Slaves, Montgomery, Alabama, 1861
Harold Meyerson overstates his argument on the Southern economy as the point of low-wage capitalist production both before the Civil War and today, but he makes a lot of good points and it’s well worth your time. Basically, Meyerson uses the new historical literature on the connections between northern capitalists and southern plantation owners to draw comparisons to the recent growth of low-wage industrialization in the anti-union South. There has been some return of heavy industry to the South in low-wage, non-union states that provide workers few opportunities for economic advancement and are constricted by state governments that are firmly in the pocket of the companies. And that has, as Meyerson states, created two nations in one, as during the mid-19th century, as northern and western liberal states increasingly pass worker-friendly legislation while southern and Midwestern states pass anti-worker legislation.
Meyerson also notes the expansion of southern style governance north in the present, although he significantly underestimates how prominent this was in the pre-Civil War North, as the Democratic Party was a white supremacist party no matter where it ruled.
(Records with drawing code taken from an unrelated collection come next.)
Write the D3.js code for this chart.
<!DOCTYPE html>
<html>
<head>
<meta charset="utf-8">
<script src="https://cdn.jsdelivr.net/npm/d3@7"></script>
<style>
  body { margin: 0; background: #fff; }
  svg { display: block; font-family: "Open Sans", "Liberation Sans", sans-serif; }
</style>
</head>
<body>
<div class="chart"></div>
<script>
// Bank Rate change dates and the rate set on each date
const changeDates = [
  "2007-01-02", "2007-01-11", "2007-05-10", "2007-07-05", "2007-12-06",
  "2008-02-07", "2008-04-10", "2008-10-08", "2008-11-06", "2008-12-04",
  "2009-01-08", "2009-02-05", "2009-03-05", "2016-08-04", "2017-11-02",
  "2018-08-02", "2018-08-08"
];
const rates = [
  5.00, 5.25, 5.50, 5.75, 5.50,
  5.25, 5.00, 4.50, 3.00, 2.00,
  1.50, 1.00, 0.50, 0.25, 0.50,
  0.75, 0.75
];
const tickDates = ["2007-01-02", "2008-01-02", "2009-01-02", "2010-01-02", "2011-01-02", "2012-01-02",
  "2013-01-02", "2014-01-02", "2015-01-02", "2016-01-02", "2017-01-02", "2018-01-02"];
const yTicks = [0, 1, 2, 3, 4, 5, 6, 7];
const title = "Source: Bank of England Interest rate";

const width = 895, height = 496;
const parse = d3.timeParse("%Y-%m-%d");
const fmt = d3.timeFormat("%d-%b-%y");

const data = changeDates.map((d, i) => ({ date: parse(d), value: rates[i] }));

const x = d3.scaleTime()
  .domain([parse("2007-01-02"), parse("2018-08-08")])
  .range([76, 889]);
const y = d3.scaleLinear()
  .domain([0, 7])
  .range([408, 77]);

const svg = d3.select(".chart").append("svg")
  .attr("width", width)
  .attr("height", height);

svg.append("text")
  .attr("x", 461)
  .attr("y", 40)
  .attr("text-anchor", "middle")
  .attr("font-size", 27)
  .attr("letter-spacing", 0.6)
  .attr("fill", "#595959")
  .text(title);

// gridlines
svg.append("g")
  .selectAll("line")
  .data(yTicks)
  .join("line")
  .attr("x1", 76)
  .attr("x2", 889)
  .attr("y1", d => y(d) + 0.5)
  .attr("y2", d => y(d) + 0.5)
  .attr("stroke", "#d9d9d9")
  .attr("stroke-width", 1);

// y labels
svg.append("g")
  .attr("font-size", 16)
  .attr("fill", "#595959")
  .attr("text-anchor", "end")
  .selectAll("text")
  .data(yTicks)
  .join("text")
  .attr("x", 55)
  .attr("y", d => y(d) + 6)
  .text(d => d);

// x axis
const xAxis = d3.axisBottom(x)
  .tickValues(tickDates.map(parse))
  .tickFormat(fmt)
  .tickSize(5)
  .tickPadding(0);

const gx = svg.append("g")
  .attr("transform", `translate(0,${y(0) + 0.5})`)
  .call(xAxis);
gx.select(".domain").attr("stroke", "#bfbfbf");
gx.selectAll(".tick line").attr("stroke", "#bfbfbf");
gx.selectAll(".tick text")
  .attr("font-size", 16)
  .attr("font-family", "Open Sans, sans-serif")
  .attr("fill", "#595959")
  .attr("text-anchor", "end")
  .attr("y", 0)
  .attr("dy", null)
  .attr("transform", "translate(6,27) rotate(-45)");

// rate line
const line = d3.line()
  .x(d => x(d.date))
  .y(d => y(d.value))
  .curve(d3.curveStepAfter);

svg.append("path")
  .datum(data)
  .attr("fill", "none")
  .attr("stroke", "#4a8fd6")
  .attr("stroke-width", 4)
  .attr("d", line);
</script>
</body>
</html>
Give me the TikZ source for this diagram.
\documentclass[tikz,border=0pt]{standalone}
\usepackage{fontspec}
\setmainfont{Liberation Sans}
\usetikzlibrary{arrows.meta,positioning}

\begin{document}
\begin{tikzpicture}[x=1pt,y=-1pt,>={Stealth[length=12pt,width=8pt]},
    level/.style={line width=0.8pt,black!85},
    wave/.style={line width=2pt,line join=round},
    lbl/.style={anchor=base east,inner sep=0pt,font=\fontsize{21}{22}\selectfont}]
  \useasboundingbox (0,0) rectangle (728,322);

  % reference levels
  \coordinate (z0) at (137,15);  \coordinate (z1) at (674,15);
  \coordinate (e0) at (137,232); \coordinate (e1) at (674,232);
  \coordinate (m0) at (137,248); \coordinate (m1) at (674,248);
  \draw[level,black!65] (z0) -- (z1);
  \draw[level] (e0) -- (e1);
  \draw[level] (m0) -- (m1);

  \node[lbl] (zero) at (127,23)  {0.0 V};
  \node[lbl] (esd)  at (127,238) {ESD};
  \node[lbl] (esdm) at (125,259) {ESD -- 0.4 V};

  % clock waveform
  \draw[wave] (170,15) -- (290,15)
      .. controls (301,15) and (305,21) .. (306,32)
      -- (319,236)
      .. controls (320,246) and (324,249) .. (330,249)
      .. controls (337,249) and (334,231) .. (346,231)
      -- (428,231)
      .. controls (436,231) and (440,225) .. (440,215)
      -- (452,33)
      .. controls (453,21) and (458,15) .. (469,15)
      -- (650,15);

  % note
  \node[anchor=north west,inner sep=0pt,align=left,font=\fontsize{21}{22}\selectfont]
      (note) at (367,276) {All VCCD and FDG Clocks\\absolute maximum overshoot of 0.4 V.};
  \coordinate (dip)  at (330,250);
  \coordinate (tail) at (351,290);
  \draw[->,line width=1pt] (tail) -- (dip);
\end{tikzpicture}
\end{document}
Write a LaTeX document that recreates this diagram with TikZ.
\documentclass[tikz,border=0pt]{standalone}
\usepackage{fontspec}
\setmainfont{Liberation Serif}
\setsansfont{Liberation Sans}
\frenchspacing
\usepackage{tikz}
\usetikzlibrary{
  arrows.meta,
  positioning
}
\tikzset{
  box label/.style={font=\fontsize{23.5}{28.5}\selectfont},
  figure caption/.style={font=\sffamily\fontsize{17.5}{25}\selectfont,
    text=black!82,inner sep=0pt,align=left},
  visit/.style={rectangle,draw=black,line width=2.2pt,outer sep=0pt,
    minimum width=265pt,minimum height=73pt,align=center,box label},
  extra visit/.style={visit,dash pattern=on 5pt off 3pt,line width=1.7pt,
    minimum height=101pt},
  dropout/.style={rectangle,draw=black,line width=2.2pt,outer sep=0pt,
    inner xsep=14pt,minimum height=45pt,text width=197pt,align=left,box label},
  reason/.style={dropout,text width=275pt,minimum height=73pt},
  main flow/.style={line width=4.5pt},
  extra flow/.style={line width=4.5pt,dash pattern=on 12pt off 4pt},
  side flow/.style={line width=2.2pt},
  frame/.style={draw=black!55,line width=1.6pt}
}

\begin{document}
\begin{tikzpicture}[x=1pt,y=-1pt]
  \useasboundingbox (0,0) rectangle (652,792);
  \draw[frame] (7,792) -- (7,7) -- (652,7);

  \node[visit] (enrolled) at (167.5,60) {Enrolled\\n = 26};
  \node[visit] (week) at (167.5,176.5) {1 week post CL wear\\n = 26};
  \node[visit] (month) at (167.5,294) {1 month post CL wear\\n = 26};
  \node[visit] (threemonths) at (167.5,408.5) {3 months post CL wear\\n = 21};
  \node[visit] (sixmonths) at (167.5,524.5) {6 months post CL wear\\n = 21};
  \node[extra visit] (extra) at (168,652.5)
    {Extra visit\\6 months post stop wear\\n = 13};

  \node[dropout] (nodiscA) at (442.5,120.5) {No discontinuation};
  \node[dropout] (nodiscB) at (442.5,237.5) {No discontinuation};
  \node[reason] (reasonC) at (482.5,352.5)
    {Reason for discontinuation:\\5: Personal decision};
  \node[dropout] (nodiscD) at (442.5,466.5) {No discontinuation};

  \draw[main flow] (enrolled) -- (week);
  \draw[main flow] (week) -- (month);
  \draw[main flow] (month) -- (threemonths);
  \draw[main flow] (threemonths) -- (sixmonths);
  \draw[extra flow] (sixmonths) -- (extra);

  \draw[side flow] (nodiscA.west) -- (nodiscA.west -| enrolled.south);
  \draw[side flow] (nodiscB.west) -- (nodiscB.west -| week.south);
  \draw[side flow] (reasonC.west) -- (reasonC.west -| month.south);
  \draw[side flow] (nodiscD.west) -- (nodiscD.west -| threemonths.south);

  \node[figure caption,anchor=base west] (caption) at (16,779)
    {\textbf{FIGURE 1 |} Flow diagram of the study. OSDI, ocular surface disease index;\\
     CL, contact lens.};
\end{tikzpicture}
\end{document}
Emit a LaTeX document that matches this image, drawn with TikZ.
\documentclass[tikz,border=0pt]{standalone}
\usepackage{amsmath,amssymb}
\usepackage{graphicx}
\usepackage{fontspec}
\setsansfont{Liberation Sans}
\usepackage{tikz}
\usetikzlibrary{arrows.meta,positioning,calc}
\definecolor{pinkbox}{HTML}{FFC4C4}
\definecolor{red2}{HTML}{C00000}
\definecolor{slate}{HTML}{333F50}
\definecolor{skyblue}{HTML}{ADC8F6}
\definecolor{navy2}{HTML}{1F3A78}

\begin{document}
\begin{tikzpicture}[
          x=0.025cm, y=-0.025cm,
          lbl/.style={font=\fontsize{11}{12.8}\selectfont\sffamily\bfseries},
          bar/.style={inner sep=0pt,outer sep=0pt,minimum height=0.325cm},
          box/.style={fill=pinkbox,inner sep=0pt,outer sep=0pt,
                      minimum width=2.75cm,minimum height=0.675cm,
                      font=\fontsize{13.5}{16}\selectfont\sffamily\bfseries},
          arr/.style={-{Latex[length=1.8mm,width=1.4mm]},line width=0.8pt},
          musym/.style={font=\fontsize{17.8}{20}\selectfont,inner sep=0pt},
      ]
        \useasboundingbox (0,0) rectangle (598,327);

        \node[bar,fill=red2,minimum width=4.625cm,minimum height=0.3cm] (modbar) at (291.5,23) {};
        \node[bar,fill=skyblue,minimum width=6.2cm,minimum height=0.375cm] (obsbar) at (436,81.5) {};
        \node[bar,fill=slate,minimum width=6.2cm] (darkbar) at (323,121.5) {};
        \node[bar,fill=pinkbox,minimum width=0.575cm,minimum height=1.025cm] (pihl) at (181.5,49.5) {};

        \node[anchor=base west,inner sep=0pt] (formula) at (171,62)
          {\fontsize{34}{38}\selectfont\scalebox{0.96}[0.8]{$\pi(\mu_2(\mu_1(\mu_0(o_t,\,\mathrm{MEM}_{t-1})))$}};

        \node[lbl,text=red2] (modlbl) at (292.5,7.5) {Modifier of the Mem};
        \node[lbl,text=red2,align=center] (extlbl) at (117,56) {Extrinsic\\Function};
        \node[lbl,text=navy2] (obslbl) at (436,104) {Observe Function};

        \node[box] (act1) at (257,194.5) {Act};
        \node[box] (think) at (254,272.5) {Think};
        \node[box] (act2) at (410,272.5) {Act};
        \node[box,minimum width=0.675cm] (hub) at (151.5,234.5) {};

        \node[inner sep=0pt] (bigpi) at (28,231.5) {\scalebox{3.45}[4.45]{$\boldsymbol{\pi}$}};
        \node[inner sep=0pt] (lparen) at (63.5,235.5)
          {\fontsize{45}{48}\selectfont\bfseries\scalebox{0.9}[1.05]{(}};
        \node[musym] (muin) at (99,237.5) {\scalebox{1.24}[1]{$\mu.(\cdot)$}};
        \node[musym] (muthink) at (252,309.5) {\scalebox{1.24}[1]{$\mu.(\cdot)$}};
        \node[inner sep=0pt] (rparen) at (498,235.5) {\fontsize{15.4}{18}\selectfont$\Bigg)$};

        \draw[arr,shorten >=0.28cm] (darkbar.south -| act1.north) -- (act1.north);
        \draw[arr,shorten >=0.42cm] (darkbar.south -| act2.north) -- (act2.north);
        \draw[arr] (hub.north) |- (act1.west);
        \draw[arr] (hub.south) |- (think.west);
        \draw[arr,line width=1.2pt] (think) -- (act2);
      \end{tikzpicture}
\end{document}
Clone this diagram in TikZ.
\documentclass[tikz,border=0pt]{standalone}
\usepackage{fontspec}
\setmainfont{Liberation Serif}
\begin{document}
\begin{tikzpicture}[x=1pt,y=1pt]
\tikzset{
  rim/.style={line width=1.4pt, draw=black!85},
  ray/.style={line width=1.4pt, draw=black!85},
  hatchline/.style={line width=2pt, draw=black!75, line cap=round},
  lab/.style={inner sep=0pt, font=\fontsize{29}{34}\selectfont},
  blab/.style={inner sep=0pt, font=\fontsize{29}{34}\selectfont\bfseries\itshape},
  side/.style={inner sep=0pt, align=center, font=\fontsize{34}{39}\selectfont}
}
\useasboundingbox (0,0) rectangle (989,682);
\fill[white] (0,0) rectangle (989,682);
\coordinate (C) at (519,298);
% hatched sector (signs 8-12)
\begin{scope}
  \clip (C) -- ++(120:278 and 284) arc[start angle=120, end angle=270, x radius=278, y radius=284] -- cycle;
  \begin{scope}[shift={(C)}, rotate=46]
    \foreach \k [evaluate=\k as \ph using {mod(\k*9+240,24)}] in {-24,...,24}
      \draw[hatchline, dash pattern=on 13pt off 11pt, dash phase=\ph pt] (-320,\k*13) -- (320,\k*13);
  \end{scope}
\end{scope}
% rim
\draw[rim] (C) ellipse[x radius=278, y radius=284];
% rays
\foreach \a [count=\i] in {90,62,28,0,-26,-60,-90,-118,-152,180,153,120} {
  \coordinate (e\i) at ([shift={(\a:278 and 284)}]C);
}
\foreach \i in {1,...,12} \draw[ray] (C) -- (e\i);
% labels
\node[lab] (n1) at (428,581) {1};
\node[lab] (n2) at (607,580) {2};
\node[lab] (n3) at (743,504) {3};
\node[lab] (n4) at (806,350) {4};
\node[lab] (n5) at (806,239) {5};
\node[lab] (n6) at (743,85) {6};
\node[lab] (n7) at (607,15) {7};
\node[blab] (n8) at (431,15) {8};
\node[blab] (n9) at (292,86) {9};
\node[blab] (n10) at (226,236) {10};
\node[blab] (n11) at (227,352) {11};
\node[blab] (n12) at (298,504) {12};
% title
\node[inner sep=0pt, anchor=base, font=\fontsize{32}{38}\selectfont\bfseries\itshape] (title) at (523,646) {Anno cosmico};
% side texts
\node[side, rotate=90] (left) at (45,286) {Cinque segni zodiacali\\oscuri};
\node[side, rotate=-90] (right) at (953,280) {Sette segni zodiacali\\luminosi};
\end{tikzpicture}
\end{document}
The point about two nations in one is something I’d observed. I will note that the comparison between slavery in 1860 and non-union auto factory work in 2015 is stretching it pretty far; after all, there is still plenty of truly brutal work happening around the world, often in conditions of slave labor. But there’s no question that in a world of globalized capital, low-wage American production can make sense in some industry and unless the U.S. government steps up with pro-labor measures, politicians in the pockets of corporations will bend over backwards to create states that serve those companies as much as possible.